Another warning sign is that both the Office of Management and Budget and the Senate Budget Committee now realize that this issue cannot be handled in the normal budget process. Last year's annual budget resolution resulted in a political firestorm when the Budget Committee included Social Security "savings" in the budget proposal. While it is highly desirable to handle Social Security separate from the unified budget, the absence of either OMB or the Budget committees mandating the size and timing of a solution releases Congress from yet another reason to fully confront the issue.

The prospects seem slim that the House can pass a Social Security financing bill. On examination of the options likely to be considered, the chances of achieving a majority vote are zero, absent intervention by the White House and Speaker O'Neill.

Why? No one expects the House to pass a bill relying primarily on reductions in cost-of-living adjustments. So it is inevitable that the Democrats will try to enact a solution almost entirely based on payroll taxes or general revenues. But, quite apart from the issue of whether the president could sign such a measure, the question is, does the House have the votes, even in a caucus of Democrats, to pass a bill relying primarily on revenue increases? Few can vote solely for raising payroll tax rates when this is really a vote for taxing jobs and reducing take-home pay at a time of record unemployment and sluggish consumer spending. And those who believe they can soften the impact of the payroll tax hike with an offsetting income tax credit will quickly learn that they are adding as much as $25 billion per year between now and 1990 to the already unaffordable general fund deficit. Disbelievers of this pessimistic prediction should note the recent poll of incoming freshmen in which they overwhelmingly opposed (by 78 percent and 89 percent, respectively) either raising taxes or reducing COLAs as solutions to Social Security's financing problems.
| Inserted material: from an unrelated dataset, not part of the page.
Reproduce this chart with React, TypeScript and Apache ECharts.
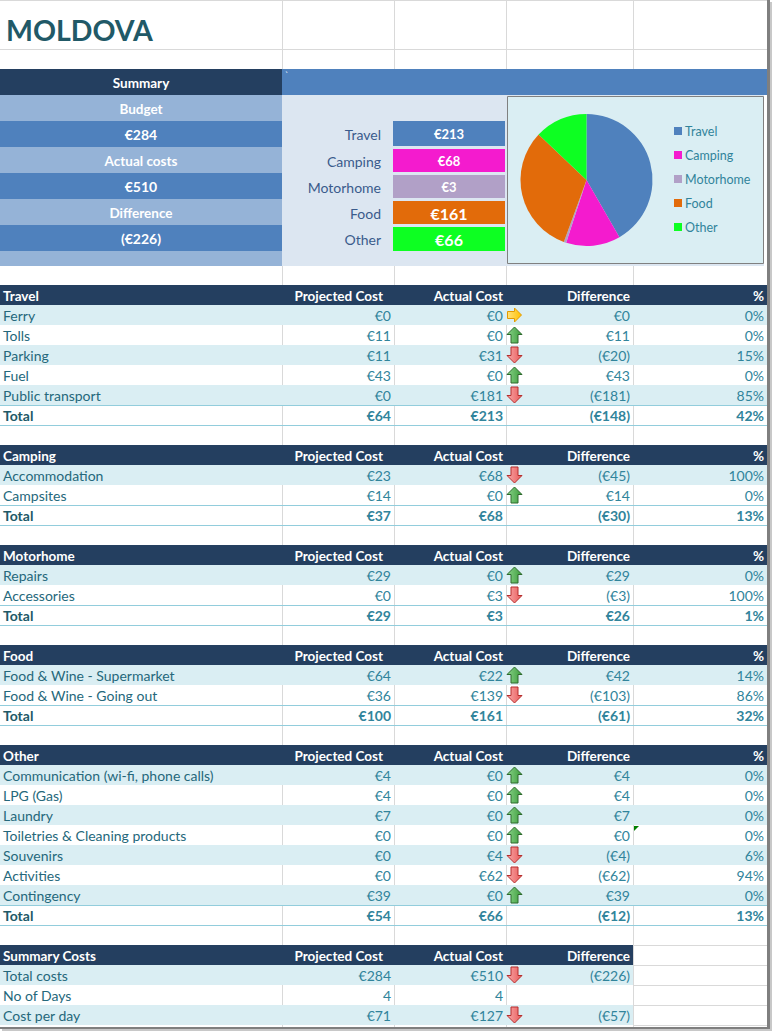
import React, { useEffect, useRef } from "react";
import * as echarts from "echarts";

// ---------- DATA ----------
const pageTitle = "MOLDOVA";
const budgetValue = 284;
const actualValue = 510;
const differenceValue = -226;

const summaryCategories = ["Travel", "Camping", "Motorhome", "Food", "Other"];
const summaryActual = [213, 68, 3, 161, 66];
const summaryColors = ["#4F81BD", "#F41BCE", "#B1A0C7", "#E26B0A", "#0DFF22"];

const travelItems = ["Ferry", "Tolls", "Parking", "Fuel", "Public transport"];
const travelProjected = [0, 11, 11, 43, 0];
const travelActual = [0, 0, 31, 0, 181];
const travelDifference = [0, 11, -20, 43, -181];
const travelPercent = [0, 0, 15, 0, 85];
const travelArrows = ["flat", "up", "down", "up", "down"];
const travelTotals = [64, 213, -148, 42];

const campingItems = ["Accommodation", "Campsites"];
const campingProjected = [23, 14];
const campingActual = [68, 0];
const campingDifference = [-45, 14];
const campingPercent = [100, 0];
const campingArrows = ["down", "up"];
const campingTotals = [37, 68, -30, 13];

const motorhomeItems = ["Repairs", "Accessories"];
const motorhomeProjected = [29, 0];
const motorhomeActual = [0, 3];
const motorhomeDifference = [29, -3];
const motorhomePercent = [0, 100];
const motorhomeArrows = ["up", "down"];
const motorhomeTotals = [29, 3, 26, 1];

const foodItems = ["Food & Wine - Supermarket", "Food & Wine - Going out"];
const foodProjected = [64, 36];
const foodActual = [22, 139];
const foodDifference = [42, -103];
const foodPercent = [14, 86];
const foodArrows = ["up", "down"];
const foodTotals = [100, 161, -61, 32];

const otherItems = [
  "Communication (wi-fi, phone calls)",
  "LPG (Gas)",
  "Laundry",
  "Toiletries & Cleaning products",
  "Souvenirs",
  "Activities",
  "Contingency",
];
const otherProjected = [4, 4, 7, 0, 0, 0, 39];
const otherActual = [0, 0, 0, 0, 4, 62, 0];
const otherDifference = [4, 4, 7, 0, -4, -62, 39];
const otherPercent = [0, 0, 0, 0, 6, 94, 0];
const otherArrows = ["up", "up", "up", "up", "down", "down", "up"];
const otherTotals = [54, 66, -12, 13];

const summaryCostItems = ["Total costs", "No of Days", "Cost per day"];
const summaryCostProjected = [284, 4, 71];
const summaryCostActual = [510, 4, 127];
const summaryCostDifference = [-226, null, -57];
const summaryCostArrows = ["down", null, "down"];
const summaryCostIsCurrency = [true, false, true];

// ---------- STYLE ----------
const FONT = "Lato";
const NAVY = "#243F60";
const LIGHT = "#DAEEF3";
const TEAL = "#31849B";
const LABEL = "#25687B";
const GRID = "#D9D9D9";
const TOTAL_LINE = "#92CDDC";
const DATA_SIZE = 14;
const HEAD_SIZE = 13.5;

const euro = (n: number) => (n < 0 ? `(€${-n})` : `€${n}`);

function txt(text: string, x: number, y: number, opts: any = {}) {
  return {
    type: "text",
    silent: true,
    style: {
      text,
      x,
      y,
      fill: opts.fill || TEAL,
      fontFamily: FONT,
      fontSize: opts.size || DATA_SIZE,
      fontWeight: opts.bold ? "bold" : "normal",
      align: opts.align || "left",
      verticalAlign: "middle",
    },
  };
}
function rect(x: number, y: number, w: number, h: number, fill: string, stroke?: string) {
  return {
    type: "rect",
    silent: true,
    shape: { x, y, width: w, height: h },
    style: stroke ? { fill, stroke, lineWidth: 1 } : { fill },
  };
}
function line(x1: number, y1: number, x2: number, y2: number, stroke: string, lw = 1) {
  return {
    type: "line",
    silent: true,
    shape: { x1, y1, x2, y2 },
    style: { stroke, lineWidth: lw },
  };
}
function grad(c1: string, c2: string) {
  return {
    type: "linear",
    x: 0,
    y: 0,
    x2: 1,
    y2: 0,
    colorStops: [
      { offset: 0, color: c1 },
      { offset: 1, color: c2 },
    ],
  };
}
function arrow(kind: string, cx: number, cy: number) {
  let points: number[][] = [];
  let fill: any;
  let stroke = "";
  if (kind === "up") {
    points = [
      [cx, cy - 8],
      [cx + 7.5, cy - 0.5],
      [cx + 3.5, cy - 0.5],
      [cx + 3.5, cy + 8],
      [cx - 3.5, cy + 8],
      [cx - 3.5, cy - 0.5],
      [cx - 7.5, cy - 0.5],
    ];
    fill = grad("#8AD48A", "#3B9B3B");
    stroke = "#2C6A2C";
  } else if (kind === "down") {
    points = [
      [cx, cy + 8],
      [cx + 7.5, cy + 0.5],
      [cx + 3.5, cy + 0.5],
      [cx + 3.5, cy - 8],
      [cx - 3.5, cy - 8],
      [cx - 3.5, cy + 0.5],
      [cx - 7.5, cy + 0.5],
    ];
    fill = grad("#F9A8A8", "#E85A5A");
    stroke = "#B52E2E";
  } else {
    points = [
      [cx + 7, cy],
      [cx, cy + 7],
      [cx, cy + 3.5],
      [cx - 7, cy + 3.5],
      [cx - 7, cy - 3.5],
      [cx, cy - 3.5],
      [cx, cy - 7],
    ];
    fill = grad("#FFE27A", "#FFC000");
    stroke = "#E39A00";
  }
  return {
    type: "polygon",
    silent: true,
    shape: { points },
    style: { fill, stroke, lineWidth: 1 },
  };
}

// column geometry
const TABLE_RIGHT = 767;
const X_PROJ = 391;
const X_ACT = 503;
const X_ARROW = 514.5;
const X_DIFF = 630;
const X_PCT = 764;
const ROW = 20;

function headerTexts(y0: number, name: string, withPct: boolean) {
  const hy = y0 + 10.5;
  const o = { fill: "#fff", bold: true, size: HEAD_SIZE };
  const els: any[] = [
    txt(name, 3, hy, o),
    txt("Projected Cost", 383, hy, { ...o, align: "right" }),
    txt("Actual Cost", X_ACT, hy, { ...o, align: "right" }),
    txt("Difference", X_DIFF, hy, { ...o, align: "right" }),
  ];
  if (withPct) els.push(txt("%", X_PCT, hy, { ...o, align: "right" }));
  return els;
}

function section(
  y0: number,
  name: string,
  items: string[],
  proj: number[],
  act: number[],
  diff: number[],
  pct: number[],
  arrows: string[],
  totals: number[]
) {
  const els: any[] = [];
  els.push(rect(0, y0, TABLE_RIGHT, ROW, NAVY));
  els.push(...headerTexts(y0, name, true));
  items.forEach((it, i) => {
    const y = y0 + ROW * (i + 1);
    if (i % 2 === 0) els.push(rect(0, y, TABLE_RIGHT, ROW, LIGHT));
    const cy = y + 10.5;
    els.push(txt(it, 3, cy, { fill: LABEL }));
    els.push(txt(euro(proj[i]), X_PROJ, cy, { align: "right" }));
    els.push(txt(euro(act[i]), X_ACT, cy, { align: "right" }));
    els.push(arrow(arrows[i], X_ARROW, y + 10));
    els.push(txt(euro(diff[i]), X_DIFF, cy, { align: "right" }));
    els.push(txt(`${pct[i]}%`, X_PCT, cy, { align: "right" }));
  });
  const ty = y0 + ROW * (items.length + 1);
  els.push(line(0, ty + 0.5, TABLE_RIGHT, ty + 0.5, TOTAL_LINE));
  els.push(line(0, ty + 20.5, TABLE_RIGHT, ty + 20.5, TOTAL_LINE));
  const tcy = ty + 10.5;
  els.push(txt("Total", 3, tcy, { fill: "#215967", bold: true }));
  els.push(txt(euro(totals[0]), X_PROJ, tcy, { bold: true, align: "right" }));
  els.push(txt(euro(totals[1]), X_ACT, tcy, { bold: true, align: "right" }));
  els.push(txt(euro(totals[2]), X_DIFF, tcy, { bold: true, align: "right" }));
  els.push(txt(`${totals[3]}%`, X_PCT, tcy, { bold: true, align: "right" }));
  return els;
}

function buildGraphics() {
  const els: any[] = [];
  // gridlines
  [282.5, 394.5, 506.5, 633.5].forEach((x) => els.push(line(x, 0, x, 1027, GRID)));
  [0.5, 49.5].forEach((y) => els.push(line(0, y, 767, y, GRID)));

  // title
  els.push(txt(pageTitle, 6, 30, { fill: "#215967", size: 28.5, bold: true }));

  // summary block (left)
  const leftRows = [
    { y: 69, h: 26, fill: NAVY, text: "Summary", size: 13.5 },
    { y: 95, h: 26, fill: "#95B3D7", text: "Budget", size: 13.5 },
    { y: 121, h: 26, fill: "#4F81BD", text: euro(budgetValue), size: 14 },
    { y: 147, h: 26, fill: "#95B3D7", text: "Actual costs", size: 13.5 },
    { y: 173, h: 26, fill: "#4F81BD", text: euro(actualValue), size: 14 },
    { y: 199, h: 26, fill: "#95B3D7", text: "Difference", size: 13.5 },
    { y: 225, h: 26, fill: "#4F81BD", text: euro(differenceValue), size: 14 },
    { y: 251, h: 15, fill: "#95B3D7", text: "", size: 13 },
  ];
  leftRows.forEach((r) => {
    els.push(rect(0, r.y, 282, r.h, r.fill));
    if (r.text) els.push(txt(r.text, 141, r.y + r.h / 2 + 0.5, { fill: "#fff", bold: true, size: r.size, align: "center" }));
  });
  // right band
  els.push(rect(282, 69, 485, 26, "#4F81BD"));
  els.push(txt("`", 285, 75, { fill: "#fff", size: 9 }));
  els.push(rect(282, 95, 482, 171, "#DCE6F1"));

  // category boxes
  const boxY = [121, 149, 175, 201, 227];
  const boxH = [25, 23, 23, 23, 24];
  summaryCategories.forEach((c, i) => {
    const cy = boxY[i] + boxH[i] / 2 + 0.5;
    els.push(txt(c, 381, cy, { fill: "#3A5B8C", size: 14, align: "right" }));
    els.push(rect(393, boxY[i], 112, boxH[i], summaryColors[i]));
    const big = i >= 3;
    els.push(txt(euro(summaryActual[i]), 449, cy, { fill: "#fff", bold: true, size: big ? 16 : 13, align: "center" }));
  });

  // chart box
  els.push(rect(507.5, 96.5, 256, 167, LIGHT, "#808080"));

  // sections
  els.push(...section(285, "Travel", travelItems, travelProjected, travelActual, travelDifference, travelPercent, travelArrows, travelTotals));
  els.push(...section(445, "Camping", campingItems, campingProjected, campingActual, campingDifference, campingPercent, campingArrows, campingTotals));
  els.push(...section(545, "Motorhome", motorhomeItems, motorhomeProjected, motorhomeActual, motorhomeDifference, motorhomePercent, motorhomeArrows, motorhomeTotals));
  els.push(...section(645, "Food", foodItems, foodProjected, foodActual, foodDifference, foodPercent, foodArrows, foodTotals));
  els.push(...section(745, "Other", otherItems, otherProjected, otherActual, otherDifference, otherPercent, otherArrows, otherTotals));

  // comment marker (Toiletries row, column E)
  els.push({
    type: "polygon",
    silent: true,
    shape: { points: [[634, 826], [639, 826], [634, 831]] },
    style: { fill: "#008000" },
  });

  // summary costs
  const sy = 945;
  els.push(rect(0, sy, 633, ROW, NAVY));
  els.push(...headerTexts(sy, "Summary Costs", false));
  [945.5, 965.5, 985.5, 1005.5, 1025.5].forEach((y) => els.push(line(633, y, 767, y, GRID)));
  summaryCostItems.forEach((it, i) => {
    const y = sy + ROW * (i + 1);
    if (i % 2 === 0) els.push(rect(0, y, 633, ROW, LIGHT));
    const cy = y + 10.5;
    const f = (n: number) => (summaryCostIsCurrency[i] ? euro(n) : `${n}`);
    els.push(txt(it, 3, cy, { fill: LABEL }));
    els.push(txt(f(summaryCostProjected[i]), X_PROJ, cy, { align: "right" }));
    els.push(txt(f(summaryCostActual[i]), X_ACT, cy, { align: "right" }));
    const a = summaryCostArrows[i];
    if (a) els.push(arrow(a, X_ARROW, y + 10));
    const d = summaryCostDifference[i];
    if (d !== null) els.push(txt(euro(d as number), X_DIFF, cy, { align: "right" }));
  });

  // page shadow
  els.push(rect(767, 0, 3, 1029, "#7F7F7F"));
  els.push(rect(770, 2, 2, 1029, "#C8C8C8"));
  els.push(rect(0, 1027, 770, 2, "#7F7F7F"));
  els.push(rect(2, 1029, 770, 2, "#C8C8C8"));
  return els;
}

export default function App() {
  const ref = useRef<HTMLDivElement>(null);
  useEffect(() => {
    document.body.style.margin = "0";
    if (!ref.current) return;
    const chart = echarts.init(ref.current, null, { renderer: "svg" });
    chart.setOption({
      animation: false,
      backgroundColor: "#FFFFFF",
      graphic: { elements: buildGraphics() },
      legend: {
        orient: "vertical",
        left: 674,
        top: 124,
        padding: 0,
        itemWidth: 8,
        itemHeight: 8,
        itemGap: 10,
        icon: "rect",
        selectedMode: false,
        textStyle: { color: TEAL, fontSize: 12.5, fontFamily: FONT, lineHeight: 14, padding: [0, 0, 0, -2] },
        data: summaryCategories,
      },
      series: [
        {
          type: "pie",
          center: [586.5, 180],
          radius: 66,
          startAngle: 90,
          clockwise: true,
          label: { show: false },
          labelLine: { show: false },
          emphasis: { disabled: true },
          itemStyle: { borderWidth: 0 },
          data: summaryCategories.map((c, i) => ({
            name: c,
            value: summaryActual[i],
            itemStyle: { color: summaryColors[i] },
          })),
        },
      ],
    });
    return () => chart.dispose();
  }, []);
  return <div ref={ref} style={{ width: 772, height: 1031 }} />;
}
Neither party can gain satisfaction or profit from the prospect of staring the other down as the July 1983 expiration date for the Social Security funds draws near. This will leave only the option of extending borrowing from the hospital insurance, or Medicare, fund for another eight months, an option that involves a terrible cost--the depletion of that fund six years earlier than otherwise is projected.

Failure to reach immediate agreement also threatens the ability of Social Security to meet one of the basic tenets of any responsible reform proposal: that no one now receiving benefits shall have his benefits reduced. Delay for even another year would put so much financial pressure on the retirement fund that no rescue would be possible that didn't involve hurting current retirees. Such a course of delay is clearly irresponsible.

A bipartisan agreement reached before the 98th Congress gets under way is essential. Without it, no one will want to yield negotiating positions. Only a compromise package sanctioned by a "summit meeting" between the president and Speaker O'Neill and their key lieutenants will enable all members of Congress, new and old, to get on board. Without this political umbrella, many members of both parties will be obligated to oppose many of the financing options that must, of necessity, appear in a comprehensive proposal.

The work of the National Commission on Social Security Reform may soon be behind us, but the opportunity to provide the necessary bipartisan leadership on Social Security has not been lost. The commission's report will make the choices abundantly clear. It is time for the leadership of both parties to think and act to avert a continued standoff on Social Security in the next Congress. The key act is to move to the high ground that will be found only at a summit.

The writer, a Republican senator from Pennsylvania, is chairman of the Senate Special Committee on the Aging.